In this incredibly rare and delightfully chaotic November 1998 broadcast from The Dini Petty Show, a 27-year-old Tom Green sits down for a television appearance that acts as a perfect time capsule. At this exact moment, Green was a rising Canadian comic promoting the second season of The Tom Green Show on Canada’s The Comedy Network. Remarkably, just two months later, MTV would acquire the series, launching Green into a whirlwind of global fame that included a Rolling Stone cover, hosting Saturday Night Live, a high-profile marriage to Drew Barrymore, and a legendary run of shock comedy that paved the way for Jackass and Punk’d.
Sitting across from host Dini Petty, Green has no idea how completely his life is about to change.
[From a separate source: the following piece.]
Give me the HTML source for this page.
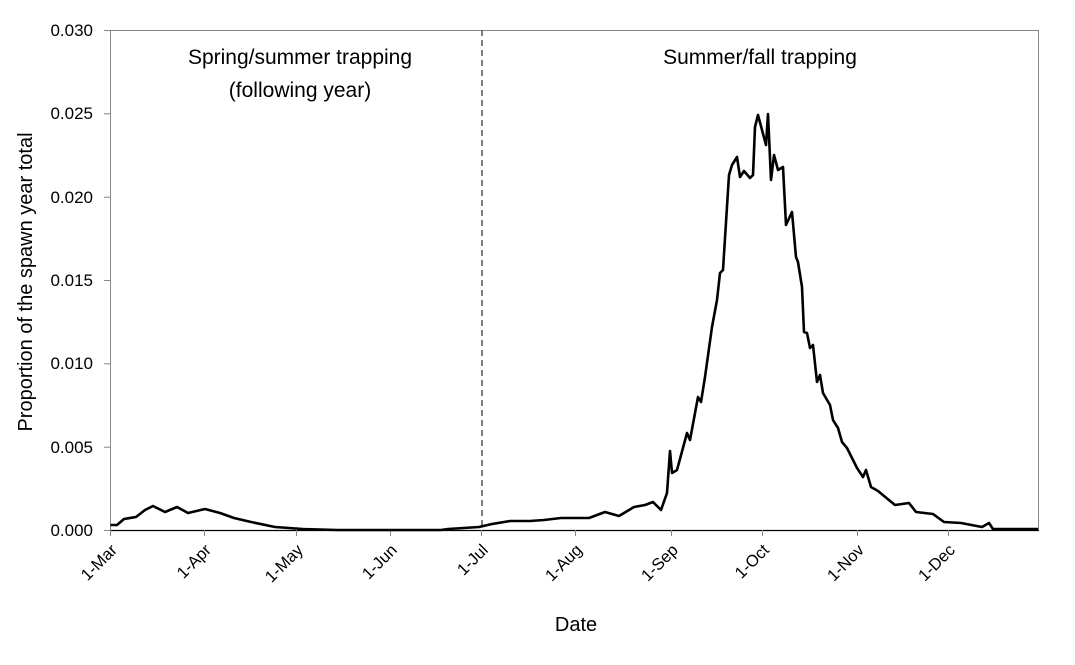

Instead, he brings his signature, deadpan absurdity to mainstream daytime television. Fresh off an exhausting cross-country promotional road trip in a borrowed van, Green casually tells Petty about the dead, frozen raccoon resting in his car right outside the Toronto studio. The interview quickly devolves into classic Tom Green performance art, culminating in a sudden, spontaneous prop-apple-eating race right at the host’s desk.
Beyond the immediate visual gags, the conversation highlights the DIY, grass-roots work ethic behind Tom Green’s alternative comedy style. He describes the grueling realities of driving across Canada to generate surreal video ideas on the open highway, discussing his bizarre fascination with roadkill, taxidermy, and local wildlife.
Unseen for nearly thirty years, this long-lost broadcast captures an underground comic genius on the absolute precipice of shifting pop culture forever. This master tape has been meticulously optimized and preserved via the official archive of The Dini Petty Show, safeguarding an essential milestone in modern comedy history.